Sender of UK parcel bombs has not claimed responsibility: Police

No one was injured by the devices, one of which caused a small fire in an office building at Heathrow Airport.

British police have not received any claim of responsibility for three small parcel bombs sent to two airports and a major London train station on Tuesday, a senior counter-terrorism officer said.
No one was injured by the devices, one of which caused a small fire in an office building at Heathrow Airport. The other two were sent to London City Airport and Waterloo train station, London`s busiest rail hub. None of the devices caused any disruption to services.
Dean Haydon, a senior national coordinator for counter-terrorism policing, said he could not rule out the possibility of more such devices, which he described as small and not designed to kill.
"At the moment there is nothing to indicate motivation, sender, ideology," he told reporters on Wednesday. 
"We don`t know who sent them - we are not making any judgments at the moment whether it`s connected to Northern Ireland-related terrorism."

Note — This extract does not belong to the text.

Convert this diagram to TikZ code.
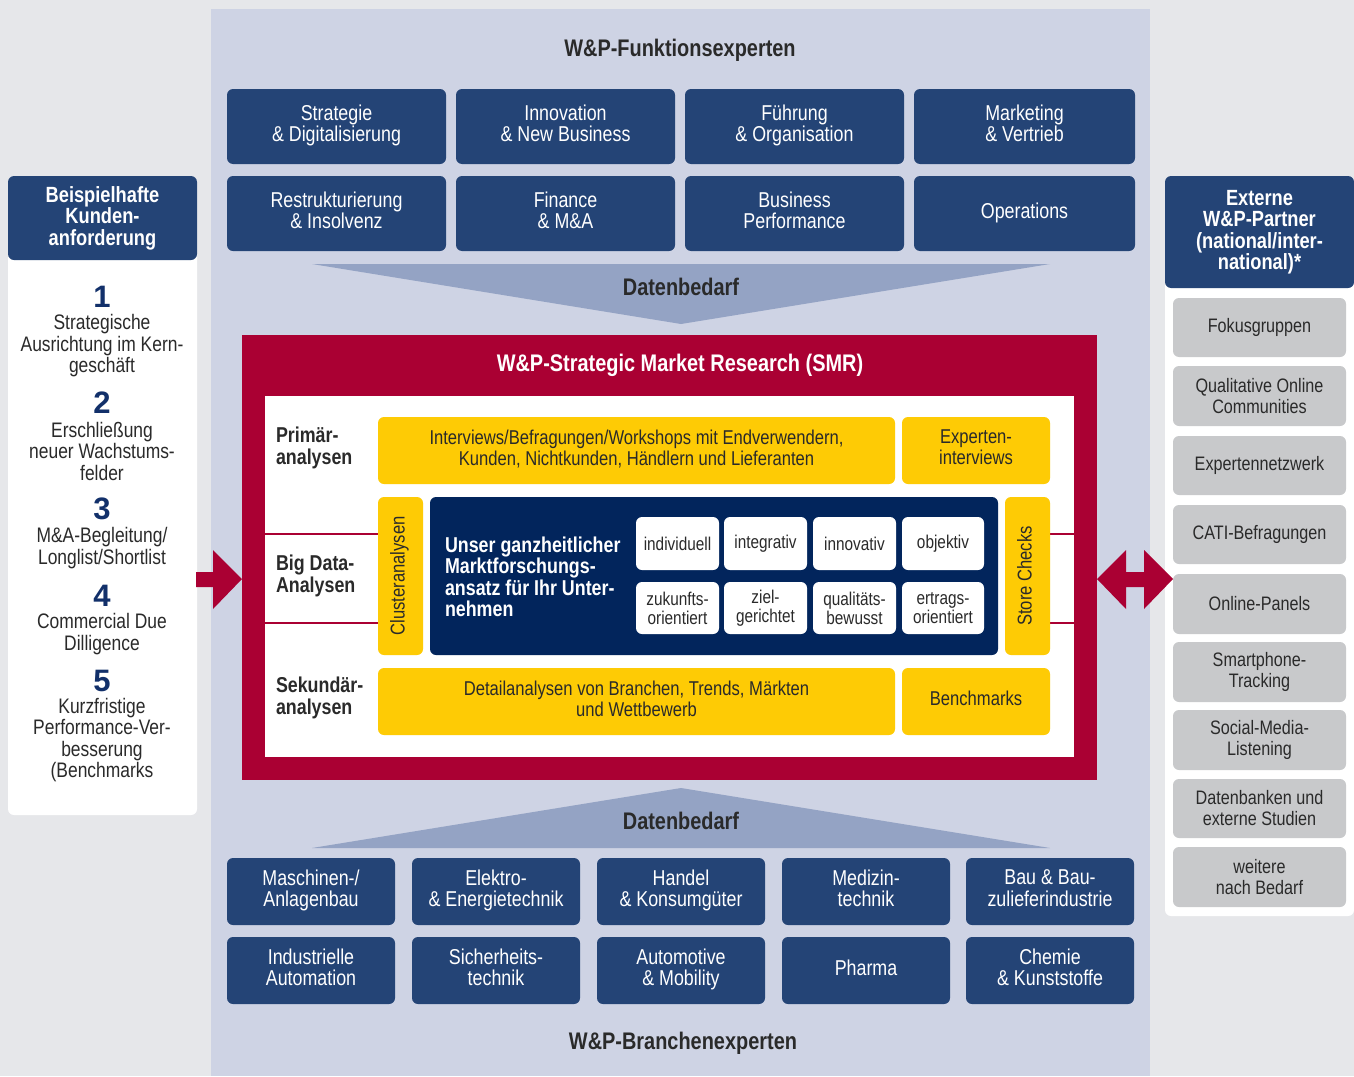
\documentclass[tikz,border=0pt]{standalone}
\usepackage{fontspec}
\setmainfont[FakeStretch=0.83]{Liberation Sans}
\newfontfamily\numfam{Liberation Sans}
\definecolor{bggray}{HTML}{E6E7EA}
\definecolor{panelc}{HTML}{CED3E4}
\definecolor{navyb}{HTML}{244476}
\definecolor{navyd}{HTML}{02255C}
\definecolor{wpred}{HTML}{AA0033}
\definecolor{wpyel}{HTML}{FECB05}
\definecolor{grayb}{HTML}{C8C9CB}
\definecolor{funnelc}{HTML}{94A3C4}
\definecolor{numblue}{HTML}{12306A}
\definecolor{txt}{HTML}{2A2A2A}
\newcommand\fsz[2]{\fontsize{#1}{#2}\selectfont}
\newcommand\bx[7]{\node[#6, minimum width={(#4)-(#2)}, minimum height={(#5)-(#3)}] (#1) at ({((#2)+(#4))/2},{((#3)+(#5))/2}) {#7};}
\tikzset{
  every node/.style={inner sep=0pt, outer sep=0pt},
  strutted/.style={execute at begin node=\strut, execute at end node=\strut},
  fbox/.style={fill=navyb, rounded corners=6pt, text=white, font=\fsz{21.5}{21.5}, align=center, strutted},
  gbox/.style={fill=grayb, rounded corners=6pt, text=txt, font=\fsz{19.5}{21}, align=center},
  ybox/.style={fill=wpyel, rounded corners=6pt, text=txt, font=\fsz{20}{21}, align=center, strutted},
  wbox/.style={fill=white, rounded corners=6pt, text=txt, font=\fsz{18.5}{19}, align=center},
  headbox/.style={fill=navyb, rounded corners=6pt, text=white, font=\bfseries\fsz{22}{21.5}, align=center},
  ttl/.style={text=txt, font=\bfseries\fsz{24}{24}},
  rowlbl/.style={text=txt, font=\bfseries\fsz{21.5}{21.5}, align=left, anchor=west},
  numtxt/.style={text=numblue, font=\numfam\bfseries\fsz{31}{31}},
  lefttxt/.style={text=txt, font=\fsz{21}{21.5}, align=center},
}
\begin{document}
\begin{tikzpicture}[x=1pt,y=-1pt]
\useasboundingbox (0,0) rectangle (1354,1076);
\fill[bggray] (0,0) rectangle (1354,1076);
% central panel
\bx{panel}{211}{9}{1150}{1076}{fill=panelc}{}
\node[ttl] (ttop) at (680,50) {W\&P-Funktionsexperten};
\node[ttl] (tbot) at (683,1043) {W\&P-Branchenexperten};
% function experts
\bx{f1}{227}{89}{446}{164}{fbox}{Strategie\\\& Digitalisierung}
\bx{f2}{456}{89}{675}{164}{fbox}{Innovation\\\& New Business}
\bx{f3}{685}{89}{904}{164}{fbox}{Führung\\\& Organisation}
\bx{f4}{914}{89}{1135}{164}{fbox}{Marketing\\\& Vertrieb}
\bx{f5}{227}{176}{446}{251}{fbox}{Restrukturierung\\\& Insolvenz}
\bx{f6}{456}{176}{675}{251}{fbox}{Finance\\\& M\&A}
\bx{f7}{685}{176}{904}{251}{fbox}{Business\\Performance}
\bx{f8}{914}{176}{1135}{251}{fbox}{Operations}
% funnels
\fill[funnelc] (312,264) -- (1050,264) -- (681,324) -- cycle;
\node[ttl] (db1) at (681,287) {Datenbedarf};
\fill[funnelc] (312,848) -- (1050,848) -- (681,788) -- cycle;
\node[ttl] (db2) at (681,821) {Datenbedarf};
% SMR
\bx{smr}{242}{335}{1097}{780}{fill=wpred}{}
\bx{inner}{265}{396}{1074}{757}{fill=white}{}
\node[text=white, font=\bfseries\fsz{24}{24}] (smrt) at (680,365) {W\&P-Strategic Market Research (SMR)};
\draw[wpred, line width=2pt] (265,534) -- (378,534) (265,623) -- (378,623);
\draw[wpred, line width=2pt] (1050,534) -- (1074,534) (1050,623) -- (1074,623);
\node[rowlbl] (l1) at (276,448) {Primär-\\analysen};
\node[rowlbl] (l2) at (276,576) {Big Data-\\Analysen};
\node[rowlbl] (l3) at (276,698) {Sekundär-\\analysen};
\bx{y1}{378}{417}{895}{484}{ybox}{Interviews/Befragungen/Workshops mit Endverwendern,\\Kunden, Nichtkunden, Händlern und Lieferanten}
\bx{y2}{902}{417}{1050}{484}{ybox}{Experten-\\interviews}
\bx{y3}{378}{668}{895}{735}{ybox}{Detailanalysen von Branchen, Trends, Märkten\\und Wettbewerb}
\bx{y4}{902}{668}{1050}{735}{ybox}{Benchmarks}
\node[ybox, rotate=90, minimum width=158, minimum height=45] (cl) at (400.5,576) {Clusteranalysen};
\node[ybox, rotate=90, minimum width=158, minimum height=45] (sc) at (1027.5,576) {Store Checks};
\bx{core}{430}{497}{998}{655}{fill=navyd, rounded corners=6pt}{}
\node[anchor=west, text=white, font=\bfseries\fsz{21.5}{21.5}, align=left] (coret) at (445,577) {Unser ganzheitlicher\\Marktforschungs-\\ansatz für Ihr Unter-\\nehmen};
\bx{w1}{636}{517}{719}{570}{wbox}{individuell}
\bx{w2}{724}{517}{807}{570}{wbox}{integrativ}
\bx{w3}{813}{517}{896}{570}{wbox}{innovativ}
\bx{w4}{902}{517}{984}{570}{wbox}{objektiv}
\bx{w5}{636}{582}{719}{634}{wbox}{zukunfts-\\orientiert}
\bx{w6}{724}{582}{807}{634}{wbox}{ziel-\\gerichtet}
\bx{w7}{813}{582}{896}{634}{wbox}{qualitäts-\\bewusst}
\bx{w8}{902}{582}{984}{634}{wbox}{ertrags-\\orientiert}
% branch experts
\bx{b1}{227}{858}{395}{925}{fbox}{Maschinen-/\\Anlagenbau}
\bx{b2}{412}{858}{580}{925}{fbox}{Elektro-\\\& Energietechnik}
\bx{b3}{597}{858}{765}{925}{fbox}{Handel\\\& Konsumgüter}
\bx{b4}{782}{858}{950}{925}{fbox}{Medizin-\\technik}
\bx{b5}{966}{858}{1134}{925}{fbox}{Bau \& Bau-\\zulieferindustrie}
\bx{b6}{227}{937}{395}{1004}{fbox}{Industrielle\\Automation}
\bx{b7}{412}{937}{580}{1004}{fbox}{Sicherheits-\\technik}
\bx{b8}{597}{937}{765}{1004}{fbox}{Automotive\\\& Mobility}
\bx{b9}{782}{937}{950}{1004}{fbox}{Pharma}
\bx{b10}{966}{937}{1134}{1004}{fbox}{Chemie\\\& Kunststoffe}
% left column
\bx{leftcol}{8}{176}{197}{815}{fill=white, rounded corners=6pt}{}
\bx{lefthead}{8}{176}{197}{260}{headbox}{Beispielhafte\\Kunden-\\anforderung}
\node[numtxt] (n1) at (102,297) {1};
\node[lefttxt] (t1) at (102,346) {Strategische\\Ausrichtung im Kern-\\geschäft};
\node[numtxt] (n2) at (102,403) {2};
\node[lefttxt] (t2) at (102,451) {Erschließung\\neuer Wachstums-\\felder};
\node[numtxt] (n3) at (102,509) {3};
\node[lefttxt] (t3) at (102,548) {M\&A-Begleitung/\\Longlist/Shortlist};
\node[numtxt] (n4) at (102,596) {4};
\node[lefttxt] (t4) at (102,634) {Commercial Due\\Dilligence};
\node[numtxt] (n5) at (102,681) {5};
\node[lefttxt] (t5) at (102,740) {Kurzfristige\\Performance-Ver-\\besserung\\(Benchmarks};
% right column
\bx{rightcol}{1165}{176}{1354}{916}{fill=white, rounded corners=6pt}{}
\bx{righthead}{1165}{176}{1354}{288}{headbox}{Externe\\W\&P-Partner\\(national/inter-\\national)*}
\bx{g1}{1173}{298}{1346}{357}{gbox}{Fokusgruppen}
\bx{g2}{1173}{366}{1346}{426}{gbox}{Qualitative Online\\Communities}
\bx{g3}{1173}{436}{1346}{495}{gbox}{Expertennetzwerk}
\bx{g4}{1173}{505}{1346}{564}{gbox}{CATI-Befragungen}
\bx{g5}{1173}{574}{1346}{634}{gbox}{Online-Panels}
\bx{g6}{1173}{642}{1346}{702}{gbox}{Smartphone-\\Tracking}
\bx{g7}{1173}{710}{1346}{770}{gbox}{Social-Media-\\Listening}
\bx{g8}{1173}{779}{1346}{838}{gbox}{Datenbanken und\\externe Studien}
\bx{g9}{1173}{847}{1346}{907}{gbox}{weitere\\nach Bedarf}
% arrows
\fill[wpred] (196,572) -- (213,572) -- (213,550) -- (242,579) -- (213,609) -- (213,587) -- (196,587) -- cycle;
\fill[wpred] (1097,579) -- (1126,550) -- (1126,572) -- (1144,572) -- (1144,550) -- (1173,579) -- (1144,609) -- (1144,587) -- (1126,587) -- (1126,609) -- cycle;
\end{tikzpicture}
\end{document}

The packages were posted from the Republic of Ireland, according to a senior European government source, and Ireland`s police service is helping the investigation.
Haydon said the packaging and stamps on all three were the same. They contained nothing else apart from the devices and although small, whoever built them would have needed knowledge of how to build an incendiary device. 
"So it has got some degree of sophistication around it," he said at a security conference.
Conflict over the British-ruled province of Northern Ireland claimed thousands of lives from the late 1960s until the Good Friday peace agreement in 1998, mostly in Northern Ireland but also in mainland Britain and the Republic of Ireland.
Small groups opposed to the Good Friday Agreement have remained active since.